The oxygen sensor for the rear cylinder bank's three way catalytic converter (rear heated oxygen sensor, bank 1) is connected to pin 77 of the control module and connected to ground via pin 46,

The oxygen sensor for the front cylinder bank's three way catalytic converter (rear heated oxygen sensor, bank 2) is connected to pin 76 of the control module and connected to ground via pin 46.

The oxygen sensor preheating elements are supplied with battery positive voltage (B+) from the fuel pump relay via fuse 38 and grounded via pin 30 of the control module. The control module disconnects the preheating circuit when the estimated exhaust temperature is high.

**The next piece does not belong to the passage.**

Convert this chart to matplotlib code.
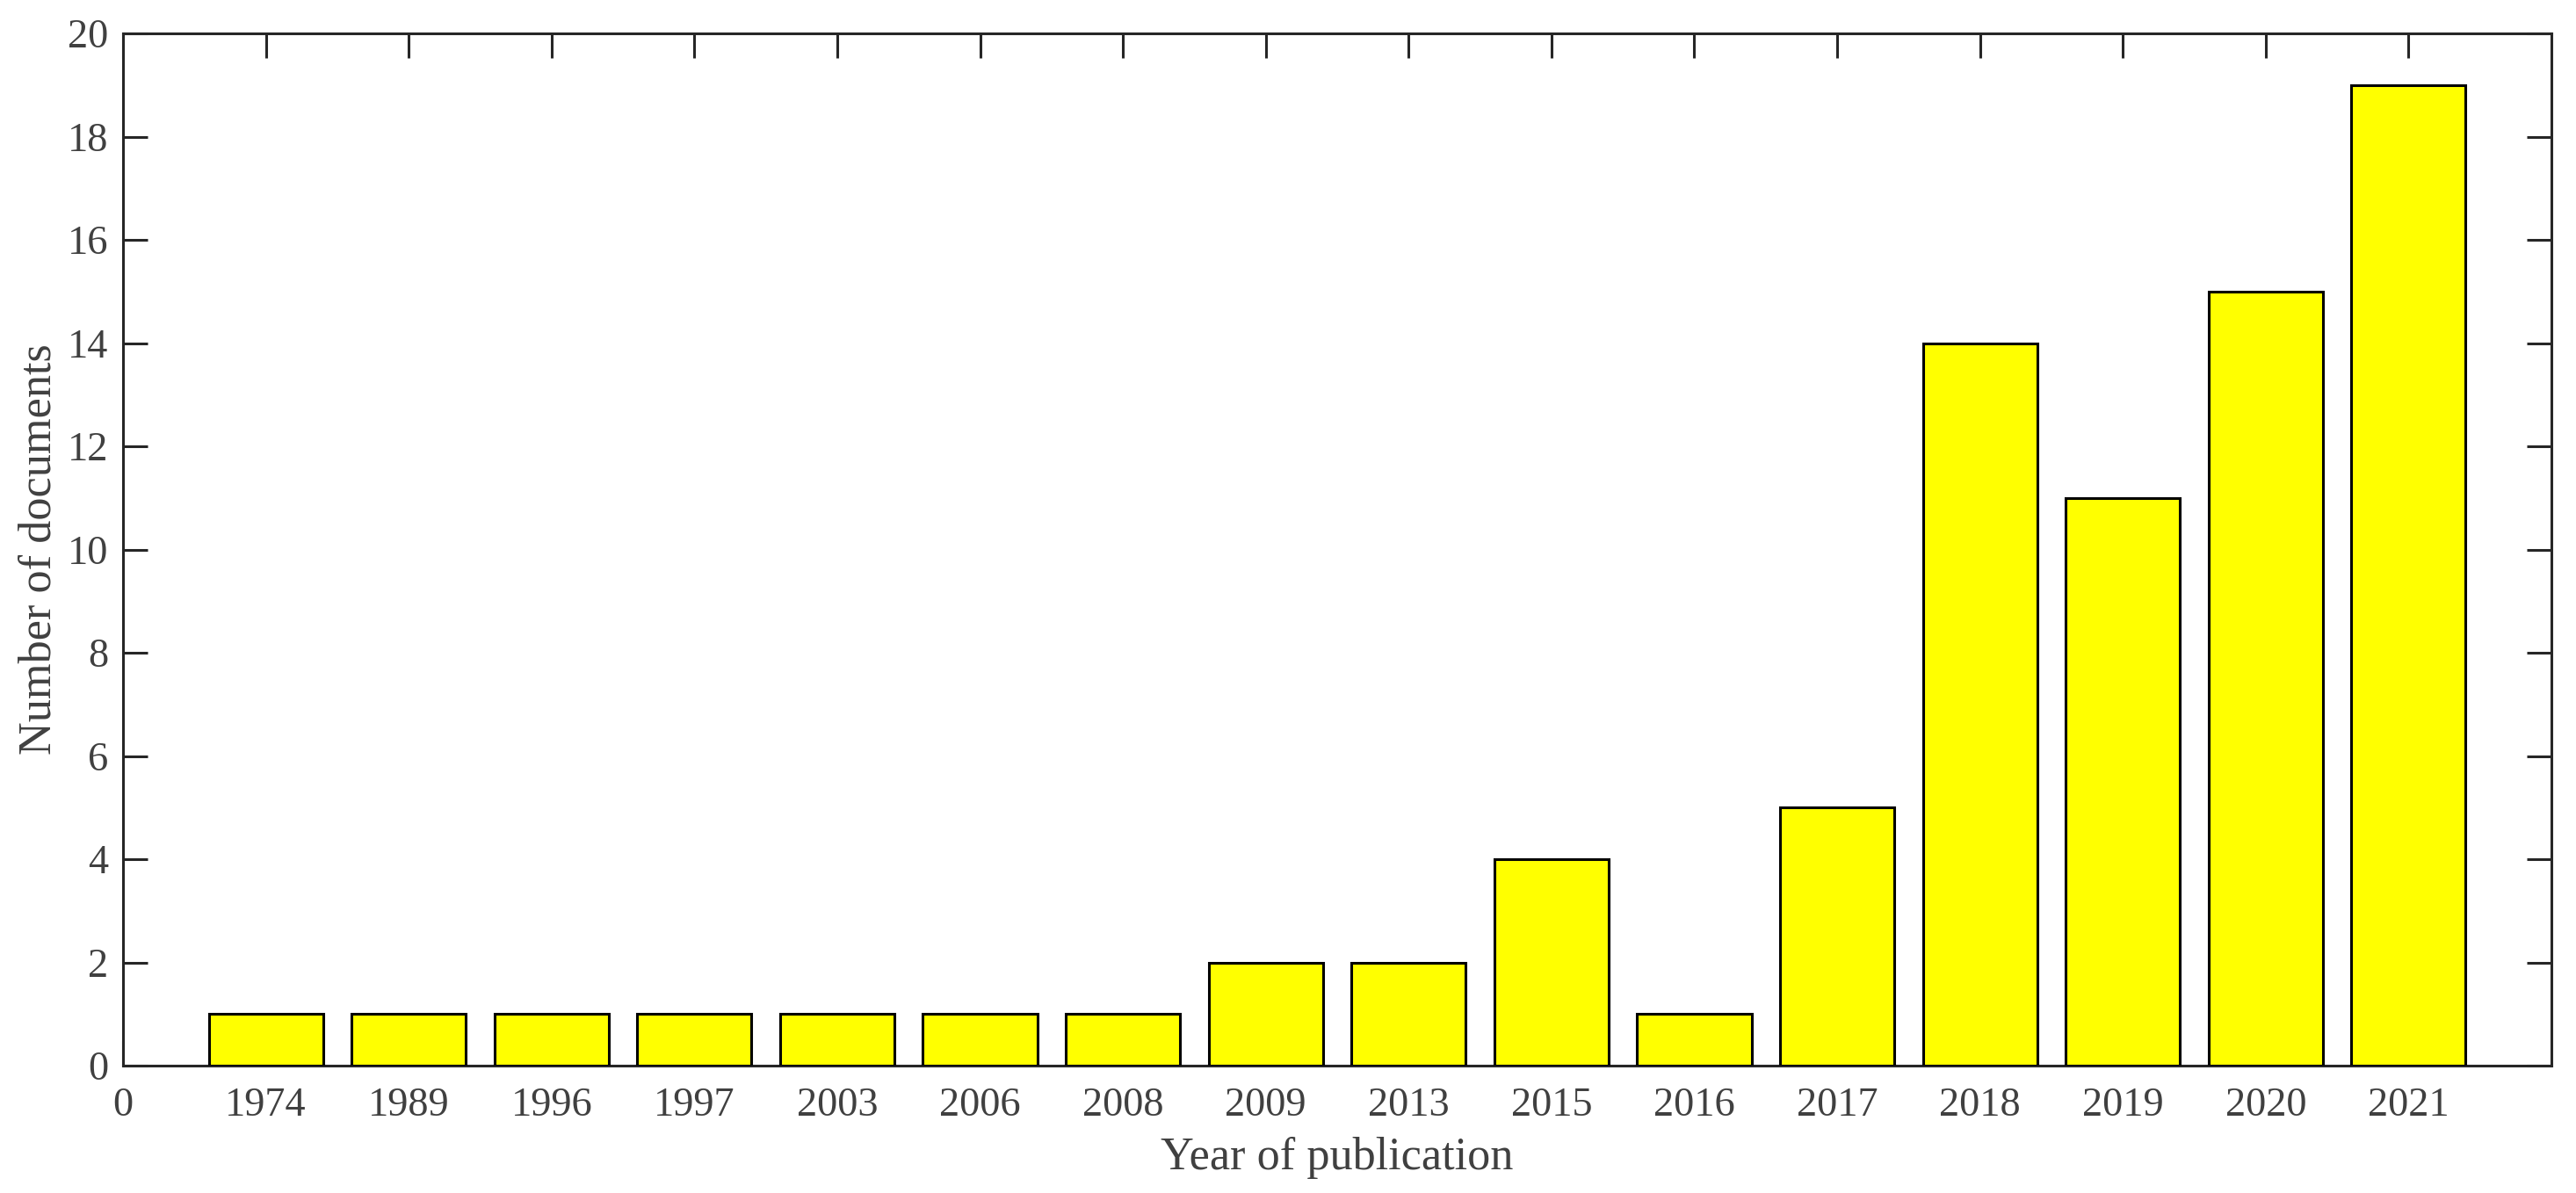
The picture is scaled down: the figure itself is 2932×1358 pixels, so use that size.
import matplotlib.pyplot as plt
import numpy as np

# donnees
annees = ['1974', '1989', '1996', '1997', '2003', '2006', '2008', '2009',
          '2013', '2015', '2016', '2017', '2018', '2019', '2020', '2021']
nb_docs = [1, 1, 1, 1, 1, 1, 1, 2, 2, 4, 1, 5, 14, 11, 15, 19]

plt.rcParams['font.family'] = ['Liberation Serif', 'DejaVu Serif']

fig = plt.figure(figsize=(14.66, 6.79), dpi=200)
ax = fig.add_axes([140/2932, 1 - 1213/1358, (2904-140)/2932, (1213-38)/1358])

pos = np.arange(1, len(annees) + 1)
ax.bar(pos, nb_docs, width=0.8, color=(1, 1, 0), edgecolor='black',
       linewidth=1.1, zorder=3)

ax.set_xlim(0, len(annees) + 1)
ax.set_ylim(0, 20)
ax.set_xticks(np.concatenate([[0], pos]))
ax.set_xticklabels(['0'] + annees)
ax.set_yticks(np.arange(0, 21, 2))

gris = '#404040'
for s in ax.spines.values():
    s.set_color('#262626')
    s.set_linewidth(1.1)
ax.tick_params(direction='in', length=10, width=1.1, color='#262626',
               top=True, right=True, labelsize=16.7, labelcolor=gris)
ax.tick_params(axis='x', pad=9)
ax.tick_params(axis='y', pad=6)

ax.set_xlabel('Year of publication', fontsize=18.8, color=gris, labelpad=5)
ax.set_ylabel('Number of documents', fontsize=18.8, color=gris, labelpad=3)

fig.savefig('out.png', dpi=200)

To improve exhaust emission control efficiency still further, the value from the sensor after the three way catalytic converter is used to correct the closed loop system. The best emission values are obtained when the rear heated oxygen sensor's voltage is 0.6 V.

If the voltage is 0.3 V, for instance, the engine will run slightly lean. The closed loop system will then be corrected so that the fuel-air mixture is rich for a longer time than it is lean, resulting in an increase of the sensor voltage after the three way catalytic converter.

IMPORTANT: The oxygen sensors obtain reference oxygen from the ambient air via the connecting cables. For this reason, neither contact cleaner sprays nor grease should be used on the sensor connector contacts.